GIVEN PROBLEM
Pick out the lines containing "draw".

================================

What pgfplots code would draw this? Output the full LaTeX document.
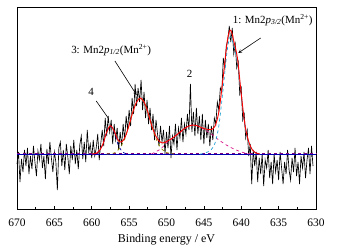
\documentclass[border=0pt]{standalone}
\usepackage{pgfplots}
\pgfplotsset{compat=1.18}
\usepackage{fontspec}
\setmainfont{Liberation Serif}
\begin{document}
\begin{tikzpicture}
\path[use as bounding box] (-17bp,-38.5bp) rectangle (320bp,209.5bp);
\begin{axis}[
 at={(0,0)}, anchor=south west,
 scale only axis, width=299bp, height=202.5bp,
 xmin=630, xmax=670, x dir=reverse,
 ymin=-55.5, ymax=147,
 xtick={630,635,...,670}, minor x tick num=1,
 ytick=\empty,
 xtick pos=lower, tick align=inside,
 major tick length=4bp, minor tick length=2.5bp,
 xlabel={Binding energy / eV},
 tick label style={font=\fontsize{11.5}{13}\selectfont},
 xticklabel style={yshift=-5.5bp},
 label style={font=\fontsize{12}{14}\selectfont},
 xlabel style={yshift=-1bp},
 /pgf/number format/assume math mode=true,
 /pgf/number format/1000 sep={},
 axis line style={line width=0.9bp},
 every tick/.style={black, line width=0.7bp},
 clip=false,
]
% raw spectrum
\addplot[black, line width=0.65bp] coordinates {
(670.0,-10)(669.8,2)(669.6,-28)(669.4,-5)(669.2,-18)(669.0,4)(668.8,-12)(668.6,6)(668.4,-20)(668.2,-2)
(668.0,-15)(667.8,8)(667.6,-8)(667.4,-22)(667.2,3)(667.0,-6)(666.8,10)(666.6,-14)(666.4,-2)(666.2,-25)
(666.0,5)(665.8,-10)(665.6,12)(665.4,-4)(665.2,-18)(665.0,2)(664.8,-8)(664.6,-36)(664.4,6)(664.2,12)
(664.0,-12)(663.8,4)(663.6,-16)(663.4,10)(663.2,-3)(663.0,-20)(662.8,8)(662.6,-6)(662.4,14)(662.2,-10)
(662.0,4)(661.8,-15)(661.6,9)(661.4,18)(661.2,-5)(661.0,12)(660.8,-8)(660.6,24)(660.4,2)(660.2,10)
(660.0,-4)(659.8,14)(659.6,-2)(659.4,6)(659.2,20)(659.0,-6)(658.8,10)(658.6,24)(658.4,8)(658.2,36)
(658.0,18)(657.8,38)(657.6,22)(657.4,34)(657.2,10)(657.0,30)(656.8,14)(656.6,26)(656.4,4)(656.2,22)
(656.0,8)(655.8,30)(655.6,14)(655.4,38)(655.2,24)(655.0,44)(654.8,28)(654.6,56)(654.4,40)(654.2,70)
(654.0,48)(653.8,66)(653.6,52)(653.4,74)(653.2,44)(653.0,62)(652.8,36)(652.6,54)(652.4,30)(652.2,46)
(652.0,24)(651.8,40)(651.6,14)(651.4,34)(651.2,20)(651.0,8)(650.8,28)(650.6,12)(650.4,24)(650.2,0)
(650.0,22)(649.8,6)(649.6,28)(649.4,-4)(649.2,18)(649.0,10)(648.8,30)(648.6,4)(648.4,26)(648.2,16)
(648.0,36)(647.8,12)(647.6,30)(647.4,20)(647.2,40)(647.0,24)(646.8,70)(646.6,22)(646.4,42)(646.2,18)
(646.0,46)(645.8,20)(645.6,38)(645.4,14)(645.2,40)(645.0,10)(644.8,34)(644.6,16)(644.4,30)(644.2,8)
(644.0,28)(643.8,14)(643.6,36)(643.4,30)(643.2,52)(643.0,44)(642.8,66)(642.6,62)(642.4,96)(642.2,86)
(642.0,108)(641.8,114)(641.6,128)(641.4,112)(641.2,126)(641.0,100)(640.8,110)(640.6,86)(640.4,92)(640.2,60)
(640.0,66)(639.8,34)(639.6,40)(639.4,16)(639.2,24)(639.0,-2)(638.8,10)(638.6,-30)(638.4,4)(638.2,-12)
(638.0,2)(637.8,-28)(637.6,-4)(637.4,-20)(637.2,0)(637.0,-32)(636.8,-6)(636.6,-14)(636.4,4)(636.2,-24)
(636.0,-8)(635.8,-30)(635.6,0)(635.4,-18)(635.2,-6)(635.0,-26)(634.8,2)(634.6,-14)(634.4,-30)(634.2,-8)
(634.0,-20)(633.8,4)(633.6,-16)(633.4,-26)(633.2,-4)(633.0,-18)(632.8,6)(632.6,-22)(632.4,-8)(632.2,-30)
(632.0,-2)(631.8,-14)(631.6,2)(631.4,-24)(631.2,-6)(631.0,6)(630.8,-20)(630.6,8)(630.4,-12)
};
% baseline
\addplot[blue!70!black, line width=0.9bp] coordinates {(670,0)(630,0)};
\addplot[violet, dashed, line width=0.7bp] coordinates {(670,0.5)(630,0.5)};
% peak 4
\addplot[blue!60!black, dashed, line width=0.7bp, smooth] coordinates {
(660,0)(659.5,0.5)(659,3)(658.5,10)(658,22)(657.5,28)(657,22)(656.5,10)(656,3)(655.5,0.5)(655,0)};
% peak 3
\addplot[olive, dashed, line width=0.7bp, smooth] coordinates {
(658,0)(657.5,0.3)(657,1)(656.5,4)(656,9)(655.5,17)(655,29)(654.5,42)(654,52)(653.5,56)(653,52)
(652.5,42)(652,29)(651.5,17)(651,9)(650.5,4)(650,1.5)(649.5,0.5)(649,0)};
% peak 2
\addplot[magenta!80!violet, dashed, line width=0.7bp, smooth] coordinates {
(652,0)(651.5,2)(651,4)(650.5,7)(650,11)(649.5,14)(649,17)(648.5,20)(648,23)(647.5,26)(647,28)
(646.5,29)(646,28.5)(645.5,27)(645,25)(644.5,22.5)(644,20)(643.5,17)(643,14)(642.5,11.5)(642,9)
(641.5,7)(641,5)(640.5,3.5)(640,2)(639.5,1)(639,0.3)(638.5,0)};
% peak 1
\addplot[cyan!70!teal, dashed, line width=0.7bp, smooth] coordinates {
(645.5,0)(645,0.5)(644.5,2)(644,4.5)(643.5,11)(643,28)(642.5,60)(642,96)(641.75,110)(641.5,117)
(641.25,115)(641,108)(640.5,92)(640,58)(639.5,28)(639,12)(638.5,4)(638,1)(637.5,0)};
% envelope fit
\addplot[red, line width=0.9bp, smooth] coordinates {
(660,0)(659.5,0.5)(659,3)(658.5,10)(658,22)(657.5,28.3)(657,23)(656.5,14)(656,12)(655.5,17.5)
(655,29)(654.5,42)(654,52)(653.5,56)(653,52)(652.5,42)(652,29)(651.5,19)(651,13)(650.5,11)
(650,12.5)(649.5,14.5)(649,17)(648.5,20)(648,23)(647.5,26)(647,28)(646.5,29)(646,28.5)(645.5,27)
(645,25.5)(644.5,24.5)(644,24.5)(643.5,28)(643,42)(642.5,71.5)(642,105)(641.75,118)(641.5,124)
(641.25,121)(641,113)(640.5,95.5)(640,60)(639.5,29)(639,12.3)(638.5,4)(638,1)(637.5,0)};
% annotations
\node[font=\fontsize{11}{13}\selectfont, anchor=center] at (axis cs:657.4,104)
 {3: Mn2\textit{p}\textsubscript{\textit{1/2}}(Mn\textsuperscript{2+})};
\draw[-stealth, line width=0.6bp] (axis cs:656.9,93) -- (axis cs:654.0,59);
\node[font=\fontsize{11}{13}\selectfont] at (axis cs:660.1,62) {4};
\draw[line width=0.6bp] (axis cs:659.4,53) -- (axis cs:657.8,36);
\node[font=\fontsize{11}{13}\selectfont] at (axis cs:646.9,80) {2};
\node[font=\fontsize{11}{13}\selectfont, anchor=west] at (axis cs:641.6,134)
 {1: Mn2\textit{p}\textsubscript{\textit{3/2}}(Mn\textsuperscript{2+})};
\draw[-stealth, line width=0.6bp] (axis cs:637.4,116) -- (axis cs:640.4,101);
\end{axis}
\end{tikzpicture}
\end{document}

================================

REPLY
What pgfplots code would draw this? Output the full LaTeX document.
\draw[-stealth, line width=0.6bp] (axis cs:656.9,93) -- (axis cs:654.0,59);
\draw[line width=0.6bp] (axis cs:659.4,53) -- (axis cs:657.8,36);
\draw[-stealth, line width=0.6bp] (axis cs:637.4,116) -- (axis cs:640.4,101);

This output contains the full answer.